◆ Exercise requirements
Reproduce all of the data word for word.

+++

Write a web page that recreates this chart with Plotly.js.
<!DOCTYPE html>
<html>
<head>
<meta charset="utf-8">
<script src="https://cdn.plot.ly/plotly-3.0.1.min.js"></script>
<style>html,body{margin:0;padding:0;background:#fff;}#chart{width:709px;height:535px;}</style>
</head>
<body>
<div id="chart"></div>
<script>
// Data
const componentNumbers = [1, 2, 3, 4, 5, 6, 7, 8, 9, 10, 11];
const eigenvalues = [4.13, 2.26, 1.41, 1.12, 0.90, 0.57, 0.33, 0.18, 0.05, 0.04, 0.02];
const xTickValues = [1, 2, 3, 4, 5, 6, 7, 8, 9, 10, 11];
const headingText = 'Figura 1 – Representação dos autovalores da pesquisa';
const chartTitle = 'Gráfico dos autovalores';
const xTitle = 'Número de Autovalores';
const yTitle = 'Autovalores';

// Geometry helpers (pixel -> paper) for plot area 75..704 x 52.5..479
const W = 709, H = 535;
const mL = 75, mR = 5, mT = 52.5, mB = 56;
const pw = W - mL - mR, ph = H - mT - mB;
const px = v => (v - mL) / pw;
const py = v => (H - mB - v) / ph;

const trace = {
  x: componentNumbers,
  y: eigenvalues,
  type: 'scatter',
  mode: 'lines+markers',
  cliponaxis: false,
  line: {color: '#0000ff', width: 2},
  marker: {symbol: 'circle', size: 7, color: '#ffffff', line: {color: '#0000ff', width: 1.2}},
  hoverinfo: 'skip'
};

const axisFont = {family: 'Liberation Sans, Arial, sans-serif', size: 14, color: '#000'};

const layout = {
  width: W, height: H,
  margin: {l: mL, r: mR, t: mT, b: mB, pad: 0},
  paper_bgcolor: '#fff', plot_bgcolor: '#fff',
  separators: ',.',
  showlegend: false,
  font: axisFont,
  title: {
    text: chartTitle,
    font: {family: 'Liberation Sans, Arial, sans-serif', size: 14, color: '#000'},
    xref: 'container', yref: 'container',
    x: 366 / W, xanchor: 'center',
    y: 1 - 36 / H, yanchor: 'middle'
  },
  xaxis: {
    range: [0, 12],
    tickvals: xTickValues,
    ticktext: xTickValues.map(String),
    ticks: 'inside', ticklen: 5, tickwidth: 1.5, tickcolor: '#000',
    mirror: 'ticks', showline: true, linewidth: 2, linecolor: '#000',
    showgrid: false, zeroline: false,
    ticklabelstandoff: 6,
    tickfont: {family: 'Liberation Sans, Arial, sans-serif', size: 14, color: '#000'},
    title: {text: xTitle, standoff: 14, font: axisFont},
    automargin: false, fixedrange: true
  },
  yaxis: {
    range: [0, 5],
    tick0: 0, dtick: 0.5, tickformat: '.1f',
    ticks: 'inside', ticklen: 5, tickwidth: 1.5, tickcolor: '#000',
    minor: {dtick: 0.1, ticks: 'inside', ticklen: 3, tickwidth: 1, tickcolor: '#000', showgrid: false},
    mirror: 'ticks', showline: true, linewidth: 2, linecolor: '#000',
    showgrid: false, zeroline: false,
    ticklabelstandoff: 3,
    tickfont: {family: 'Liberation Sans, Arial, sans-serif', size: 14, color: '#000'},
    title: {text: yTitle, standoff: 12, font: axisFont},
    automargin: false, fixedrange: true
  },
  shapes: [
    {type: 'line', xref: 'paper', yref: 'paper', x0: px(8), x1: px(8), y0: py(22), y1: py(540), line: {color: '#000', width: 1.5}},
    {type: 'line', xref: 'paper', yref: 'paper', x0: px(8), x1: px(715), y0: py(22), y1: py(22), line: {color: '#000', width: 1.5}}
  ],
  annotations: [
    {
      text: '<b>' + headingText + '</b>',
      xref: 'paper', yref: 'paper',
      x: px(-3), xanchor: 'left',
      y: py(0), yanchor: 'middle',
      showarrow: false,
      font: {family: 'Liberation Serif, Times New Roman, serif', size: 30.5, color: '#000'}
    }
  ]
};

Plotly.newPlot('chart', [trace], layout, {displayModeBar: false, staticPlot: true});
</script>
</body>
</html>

+++

◆ Answer
Write a web page that recreates this chart with Plotly.js.
<!DOCTYPE html>
<html>
<head>
<meta charset="utf-8">
<script src="https://cdn.plot.ly/plotly-3.0.1.min.js"></script>
<style>html,body{margin:0;padding:0;background:#fff;}#chart{width:709px;height:535px;}</style>
</head>
<body>
<div id="chart"></div>
<script>
// Data
const componentNumbers = [1, 2, 3, 4, 5, 6, 7, 8, 9, 10, 11];
const eigenvalues = [4.13, 2.26, 1.41, 1.12, 0.90, 0.57, 0.33, 0.18, 0.05, 0.04, 0.02];
const xTickValues = [1, 2, 3, 4, 5, 6, 7, 8, 9, 10, 11];
const headingText = 'Figura 1 – Representação dos autovalores da pesquisa';
const chartTitle = 'Gráfico dos autovalores';
const xTitle = 'Número de Autovalores';
const yTitle = 'Autovalores';

// Geometry helpers (pixel -> paper) for plot area 75..704 x 52.5..479
const W = 709, H = 535;
const mL = 75, mR = 5, mT = 52.5, mB = 56;
const pw = W - mL - mR, ph = H - mT - mB;
const px = v => (v - mL) / pw;
const py = v => (H - mB - v) / ph;

const trace = {
  x: componentNumbers,
  y: eigenvalues,
  type: 'scatter',
  mode: 'lines+markers',
  cliponaxis: false,
  line: {color: '#0000ff', width: 2},
  marker: {symbol: 'circle', size: 7, color: '#ffffff', line: {color: '#0000ff', width: 1.2}},
  hoverinfo: 'skip'
};

const axisFont = {family: 'Liberation Sans, Arial, sans-serif', size: 14, color: '#000'};

const layout = {
  width: W, height: H,
  margin: {l: mL, r: mR, t: mT, b: mB, pad: 0},
  paper_bgcolor: '#fff', plot_bgcolor: '#fff',
  separators: ',.',
  showlegend: false,
  font: axisFont,
  title: {
    text: chartTitle,
    font: {family: 'Liberation Sans, Arial, sans-serif', size: 14, color: '#000'},
    xref: 'container', yref: 'container',
    x: 366 / W, xanchor: 'center',
    y: 1 - 36 / H, yanchor: 'middle'
  },
  xaxis: {
    range: [0, 12],
    tickvals: xTickValues,
    ticktext: xTickValues.map(String),
    ticks: 'inside', ticklen: 5, tickwidth: 1.5, tickcolor: '#000',
    mirror: 'ticks', showline: true, linewidth: 2, linecolor: '#000',
    showgrid: false, zeroline: false,
    ticklabelstandoff: 6,
    tickfont: {family: 'Liberation Sans, Arial, sans-serif', size: 14, color: '#000'},
    title: {text: xTitle, standoff: 14, font: axisFont},
    automargin: false, fixedrange: true
  },
  yaxis: {
    range: [0, 5],
    tick0: 0, dtick: 0.5, tickformat: '.1f',
    ticks: 'inside', ticklen: 5, tickwidth: 1.5, tickcolor: '#000',
    minor: {dtick: 0.1, ticks: 'inside', ticklen: 3, tickwidth: 1, tickcolor: '#000', showgrid: false},
    mirror: 'ticks', showline: true, linewidth: 2, linecolor: '#000',
    showgrid: false, zeroline: false,
    ticklabelstandoff: 3,
    tickfont: {family: 'Liberation Sans, Arial, sans-serif', size: 14, color: '#000'},
    title: {text: yTitle, standoff: 12, font: axisFont},
    automargin: false, fixedrange: true
  },
  shapes: [
    {type: 'line', xref: 'paper', yref: 'paper', x0: px(8), x1: px(8), y0: py(22), y1: py(540), line: {color: '#000', width: 1.5}},
    {type: 'line', xref: 'paper', yref: 'paper', x0: px(8), x1: px(715), y0: py(22), y1: py(22), line: {color: '#000', width: 1.5}}
  ],
  annotations: [
    {
      text: '<b>' + headingText + '</b>',
      xref: 'paper', yref: 'paper',
      x: px(-3), xanchor: 'left',
      y: py(0), yanchor: 'middle',
      showarrow: false,
      font: {family: 'Liberation Serif, Times New Roman, serif', size: 30.5, color: '#000'}
    }
  ]
};

Plotly.newPlot('chart', [trace], layout, {displayModeBar: false, staticPlot: true});
</script>
</body>
</html>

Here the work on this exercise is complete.